Keith Lacy is an introvert who’s learned to embrace his true self later in life. After 20 years in advertising and marketing leadership, including running agencies and managing Fortune 500 accounts, Keith now channels his experience into helping fellow introverts understand their strengths and build fulfilling careers. As an INTJ, he brings analytical depth and authentic perspective to every article, drawing from both professional expertise and personal growth.

Frequently Asked Questions

Can a 15 second personality test give you an accurate MBTI type?

A 15 second personality test can point you toward a plausible type, but it can’t deliver the accuracy of a longer, validated assessment. Short tests work best as a starting point that prompts you to explore further. They’re particularly useful for identifying your introversion or extraversion preference, which tends to be the most stable and consistently measurable dimension. For a more complete picture, following up with a fuller assessment and reading about cognitive functions will give you far more reliable self-knowledge.

Why do I get different results each time I take a quick personality test?

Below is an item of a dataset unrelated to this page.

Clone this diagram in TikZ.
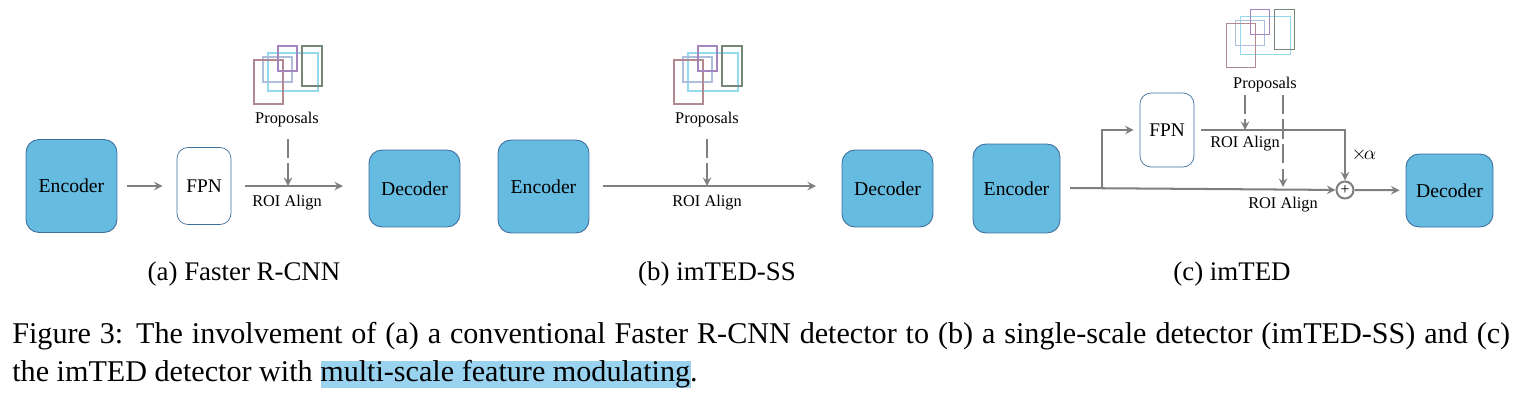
\documentclass[tikz,border=0pt]{standalone}
\usepackage{fontspec}
\setmainfont{Liberation Serif}
\usepackage{xcolor}
\usepackage{tikz}
\usetikzlibrary{positioning,shapes,arrows,calc}

\definecolor{blockblue}{HTML}{66BBE0}
\definecolor{blockedge}{HTML}{3D6E9E}
\definecolor{flowgray}{HTML}{7F7F7F}
\definecolor{markblue}{HTML}{9AD3F0}
\definecolor{boxmaroon}{HTML}{B08A90}
\definecolor{boxslate}{HTML}{AFBEDC}
\definecolor{boxcyan}{HTML}{93DAEE}
\definecolor{boxviolet}{HTML}{A585BE}
\definecolor{boxolive}{HTML}{76877A}

\tikzset{
    encbox/.style={draw=blockedge, fill=blockblue, rounded corners=0.26cm, line width=0.5pt, font=\fontsize{11.2}{13}\selectfont, inner sep=0pt},
    fpnbox/.style={draw=blockedge, fill=white, rounded corners=0.22cm, line width=0.4pt, font=\fontsize{11}{13}\selectfont, minimum width=1.08cm, inner sep=0pt},
    flow/.style={->, >=stealth, draw=flowgray, line width=1.15pt},
    dashflow/.style={flow, dashed, dash pattern=on 11pt off 3pt},
    smalllabel/.style={font=\fontsize{9.3}{11}\selectfont, inner sep=0pt},
    sublabel/.style={font=\fontsize{15.3}{18}\selectfont, inner sep=0pt},
    proposals/.pic={
        \draw[draw=boxcyan, line width=0.8pt] (14,-7) rectangle (64,31);
        \draw[draw=boxslate, line width=0.7pt] (9,-3) rectangle (38,22);
        \draw[draw=boxmaroon, line width=0.7pt] (0,0) rectangle (29,44);
        \draw[draw=boxviolet, line width=0.7pt] (24,-14) rectangle (43,11);
        \draw[draw=boxolive, line width=0.7pt] (48,-14) rectangle (68,26);
    }
}

\begin{document}
\begin{tikzpicture}[x=0.02cm, y=-0.02cm]
    \useasboundingbox (0,0) rectangle (1522,410);

    % (a)
    \node[encbox, minimum width=1.82cm, minimum height=1.86cm] (enca) at (71.5,186) {Encoder};
    \node[fpnbox, minimum height=1.54cm] (fpna) at (204,186) {FPN};
    \node[encbox, minimum width=1.82cm, minimum height=1.54cm] (deca) at (414.5,188.5) {Decoder};
    \pic at (254,60) {proposals};
    \node[smalllabel] (propa) at (287,120) {Proposals};
    \node[smalllabel] (roia) at (287,203) {ROI Align};
    \coordinate (joina) at (288,186);
    \coordinate (enda) at (343,186);
    \draw[flow, shorten <=0.2cm, shorten >=0.28cm] (enca) -- (fpna);
    \draw[flow, shorten <=0.28cm] (fpna) -- (enda);
    \draw[dashflow, shorten <=0.22cm] (propa.south -| joina) -- (joina);

    % (b)
    \node[encbox, minimum width=1.82cm, minimum height=1.86cm] (encb) at (543.5,186.5) {Encoder};
    \node[encbox, minimum width=1.82cm, minimum height=1.54cm] (decb) at (887.5,188.5) {Decoder};
    \pic at (674,60) {proposals};
    \node[smalllabel] (propb) at (707,120) {Proposals};
    \node[smalllabel] (roib) at (707,203) {ROI Align};
    \coordinate (joinb) at (707,186);
    \coordinate (endb) at (816,186);
    \draw[flow, shorten <=0.28cm] (encb.east |- joinb) -- (endb);
    \draw[dashflow, shorten <=0.22cm] (propb.south -| joinb) -- (joinb);

    % (c)
    \node[encbox, minimum width=1.74cm, minimum height=1.78cm] (encc) at (1016.5,188.5) {Encoder};
    \node[fpnbox, minimum height=1.48cm] (fpnc) at (1167,130) {FPN};
    \node[encbox, minimum width=1.74cm, minimum height=1.46cm] (decc) at (1449.5,190.5) {Decoder};
    \node[circle, draw=flowgray, line width=1.15pt, minimum size=0.34cm, inner sep=0pt, font=\fontsize{9}{9}\selectfont] (sumc) at (1345,190) {+};
    \pic at (1226.7,23.3) {proposals};
    \node[smalllabel] (propc) at (1265,85) {Proposals};
    \node[smalllabel] (roic) at (1245,144) {ROI Align};
    \node[smalllabel] (roid) at (1283,205) {ROI Align};
    \node[font=\fontsize{10.5}{12}\selectfont, inner sep=0pt] (alphac) at (1364,155) {$\times$\kern-1.5pt$\alpha$};
    \coordinate (startc) at (1070,188);
    \coordinate (branchc) at (1102,188);
    \coordinate (joinc) at (1245,130);
    \coordinate (joind) at (1283,187);
    \coordinate (cornerc) at (1345,130);
    \draw[flow] (startc) -- (sumc);
    \draw[flow, shorten >=0.12cm] (branchc) |- (fpnc);
    \draw[flow, shorten <=0.14cm] (fpnc) -- (cornerc) -- (sumc);
    \draw[flow, shorten >=0.12cm] (sumc) -- (decc);
    \draw[dashflow, shorten <=0.04cm] (propc.south -| joinc) -- (joinc);
    \draw[dashflow, shorten <=0.04cm] (propc.south -| joind) -- (joind);

    % sub captions
    \node[sublabel] (capa) at (244,274) {(a) Faster R-CNN};
    \node[sublabel] (capb) at (717,274) {(b) imTED-SS};
    \node[sublabel] (capc) at (1232,274) {(c) imTED};

    % figure caption
    \fill[markblue] (321,361) rectangle (691,388);
    \node[anchor=north west, inner sep=0pt, text width=29.96cm, align=justify, font=\fontsize{17.15}{21.5}\selectfont] (figcap) at (12,322)
        {Figure 3: The involvement of (a) a conventional Faster R-CNN detector to (b) a single-scale detector (imTED-SS) and (c)\linebreak the imTED detector with multi-scale feature modulating.};
\end{tikzpicture}
\end{document}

Different results across multiple tests usually reflect one of three things: you’re answering based on your current context or mood rather than your baseline personality, you’re answering for who you think you should be rather than who you are, or you genuinely sit close to the midpoint on one or more dimensions. Personality traits exist on continuums, so if you’re near the middle of the thinking versus feeling spectrum, for example, small differences in how questions are framed can push your result either way. Consistency across multiple tests over time is a more reliable signal than any single result.

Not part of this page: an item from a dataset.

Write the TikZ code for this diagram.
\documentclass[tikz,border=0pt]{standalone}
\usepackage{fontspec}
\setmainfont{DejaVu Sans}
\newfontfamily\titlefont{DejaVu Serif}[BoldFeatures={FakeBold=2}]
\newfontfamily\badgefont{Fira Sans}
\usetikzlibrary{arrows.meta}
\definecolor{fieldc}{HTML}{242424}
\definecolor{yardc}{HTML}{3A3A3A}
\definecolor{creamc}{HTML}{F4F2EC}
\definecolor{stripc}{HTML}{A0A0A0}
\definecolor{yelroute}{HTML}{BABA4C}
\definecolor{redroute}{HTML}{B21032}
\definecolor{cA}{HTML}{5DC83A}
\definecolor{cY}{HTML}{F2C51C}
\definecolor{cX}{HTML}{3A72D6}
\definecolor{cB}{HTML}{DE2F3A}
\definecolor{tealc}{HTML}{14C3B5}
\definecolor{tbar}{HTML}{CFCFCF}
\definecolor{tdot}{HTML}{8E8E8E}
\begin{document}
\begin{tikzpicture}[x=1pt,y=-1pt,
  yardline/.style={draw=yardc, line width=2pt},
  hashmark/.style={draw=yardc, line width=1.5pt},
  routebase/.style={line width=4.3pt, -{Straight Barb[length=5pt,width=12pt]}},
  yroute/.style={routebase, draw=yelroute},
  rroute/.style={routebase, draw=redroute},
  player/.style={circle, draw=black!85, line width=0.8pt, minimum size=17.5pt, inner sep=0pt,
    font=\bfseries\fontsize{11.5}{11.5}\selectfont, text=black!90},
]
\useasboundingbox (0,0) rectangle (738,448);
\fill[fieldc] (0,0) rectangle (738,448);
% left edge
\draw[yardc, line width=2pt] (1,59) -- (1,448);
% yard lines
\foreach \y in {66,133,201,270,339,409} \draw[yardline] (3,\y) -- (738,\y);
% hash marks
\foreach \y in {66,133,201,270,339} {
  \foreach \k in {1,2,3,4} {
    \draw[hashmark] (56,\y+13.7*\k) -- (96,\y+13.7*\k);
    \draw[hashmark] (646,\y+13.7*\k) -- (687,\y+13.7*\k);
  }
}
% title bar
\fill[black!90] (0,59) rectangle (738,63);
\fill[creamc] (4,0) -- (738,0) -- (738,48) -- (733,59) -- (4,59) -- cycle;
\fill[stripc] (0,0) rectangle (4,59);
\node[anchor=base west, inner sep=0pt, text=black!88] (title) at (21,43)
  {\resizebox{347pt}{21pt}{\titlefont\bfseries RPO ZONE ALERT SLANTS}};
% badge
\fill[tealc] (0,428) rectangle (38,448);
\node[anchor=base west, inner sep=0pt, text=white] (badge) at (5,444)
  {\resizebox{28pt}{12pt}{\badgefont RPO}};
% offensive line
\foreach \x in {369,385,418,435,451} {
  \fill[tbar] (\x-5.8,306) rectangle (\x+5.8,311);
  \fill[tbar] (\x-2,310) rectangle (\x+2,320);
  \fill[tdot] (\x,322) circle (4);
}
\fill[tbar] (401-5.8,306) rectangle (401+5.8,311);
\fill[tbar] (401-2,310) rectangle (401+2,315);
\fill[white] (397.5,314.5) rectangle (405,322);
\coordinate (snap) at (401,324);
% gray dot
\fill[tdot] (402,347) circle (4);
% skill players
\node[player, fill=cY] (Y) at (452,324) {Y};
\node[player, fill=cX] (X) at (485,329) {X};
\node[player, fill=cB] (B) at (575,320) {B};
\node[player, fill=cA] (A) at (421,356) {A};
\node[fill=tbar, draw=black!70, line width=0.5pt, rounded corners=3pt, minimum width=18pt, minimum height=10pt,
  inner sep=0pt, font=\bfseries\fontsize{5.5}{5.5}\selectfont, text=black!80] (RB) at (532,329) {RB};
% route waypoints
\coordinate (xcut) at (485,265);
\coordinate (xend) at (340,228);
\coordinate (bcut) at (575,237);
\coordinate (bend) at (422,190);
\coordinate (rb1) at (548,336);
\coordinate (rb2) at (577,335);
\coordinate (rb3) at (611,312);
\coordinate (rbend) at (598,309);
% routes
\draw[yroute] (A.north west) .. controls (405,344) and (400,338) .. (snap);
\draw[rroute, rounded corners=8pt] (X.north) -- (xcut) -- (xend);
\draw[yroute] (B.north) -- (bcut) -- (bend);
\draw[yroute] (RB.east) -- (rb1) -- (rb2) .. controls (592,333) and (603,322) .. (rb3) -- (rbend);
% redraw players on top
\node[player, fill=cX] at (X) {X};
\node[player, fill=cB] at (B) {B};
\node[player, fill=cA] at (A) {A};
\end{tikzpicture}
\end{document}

Are 15 second personality tests based on real psychology?

The best quick tests are built on the same dimensional frameworks as longer validated assessments, including the Big Five personality model and the MBTI framework. The underlying psychology is legitimate. What changes with a shorter test is the statistical reliability of the result. Fewer questions mean less data, which means more room for error. A quick test can surface genuine patterns, but it should be treated as a rough approximation rather than a precise measurement.

What should I do after getting my 15 second personality test result?

Start by reading about your result with genuine curiosity rather than trying to confirm it. Notice which parts feel accurate and which feel off. Then take a longer assessment to see if the result holds up with more questions. From there, learning about cognitive functions is the most valuable next step, because functions explain the why behind your four-letter type in a way that the letters alone can’t. Our cognitive functions test is a good place to start that deeper exploration.

Can your personality type change over time?

Your core personality type tends to remain relatively stable throughout your life, but how it expresses itself can shift significantly based on experience, growth, and environment. Many people report that their results change when they take tests at different life stages, and this usually reflects greater self-awareness rather than a genuine change in underlying type. What often changes is your comfort with your own nature. Introverts who spent years performing extraversion, for example, may get different results once they stop answering based on professional behavior and start answering based on internal experience.